The Bible is very clear about this. God is pleased with us when we trust and obey him (see here).
We don't have to be perfect to be accepted by God, but because God loves us he will eventually make us as brave, honest, fair and kind as Jesus. Only then will we be all we were meant to be. Only then will we be perfectly free. But we cannot be free without God's help.
"...the greater perfection a soul aspires after, the more dependent it is upon Divine grace."
- Brother Lawrence
"The impossibility of doing what we would as we would, drives us to look for help." - George MacDonald
We cannot become as brave, loving, honest and as kind as Jesus without prayer. (And to deny that we can become perfect with God's help is to deny God. See Philippians 4:13.)
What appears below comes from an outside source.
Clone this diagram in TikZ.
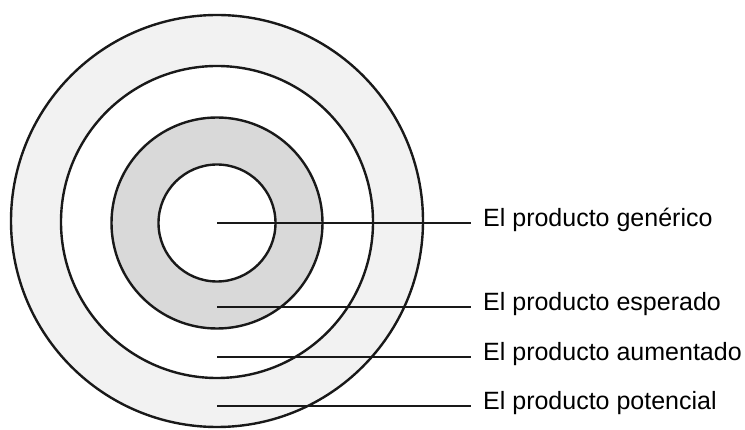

Now some who have read this may be thinking, "But God is just. What about a person's past sins?" To them I would ask the question, "If love keeps no record of wrongs, why should you be worried about your past sins?" Jesus lived, died, and rose from the dead so that men might trust his Father as he did when he walked this earth. God is not interested in punishing sin. He is only interested in destroying it and in so doing, setting people free. When a person begins to trust him, that has begun to happen. (We should not be surprised that so many in the church believe that someone must suffer for sins for justice to be done. Many of the reformers were lawyers. They read into the Bible man's idea of justice. And being lawyers they were able to argue persuasively, hence the wide acceptance of many of the things they taught. No doubt they meant well, but that does not mean they have rightly represented God's character.) God's justice is not like man's justice.
Note: I am not saying that Jesus did not suffer at the hands of sinful men. See Three questions about the atonement. What I am saying is if we love God more than we love church unity, we will do what the Bereans did and examine the scriptures to see if there is scriptural support for this position (see Acts 17:11).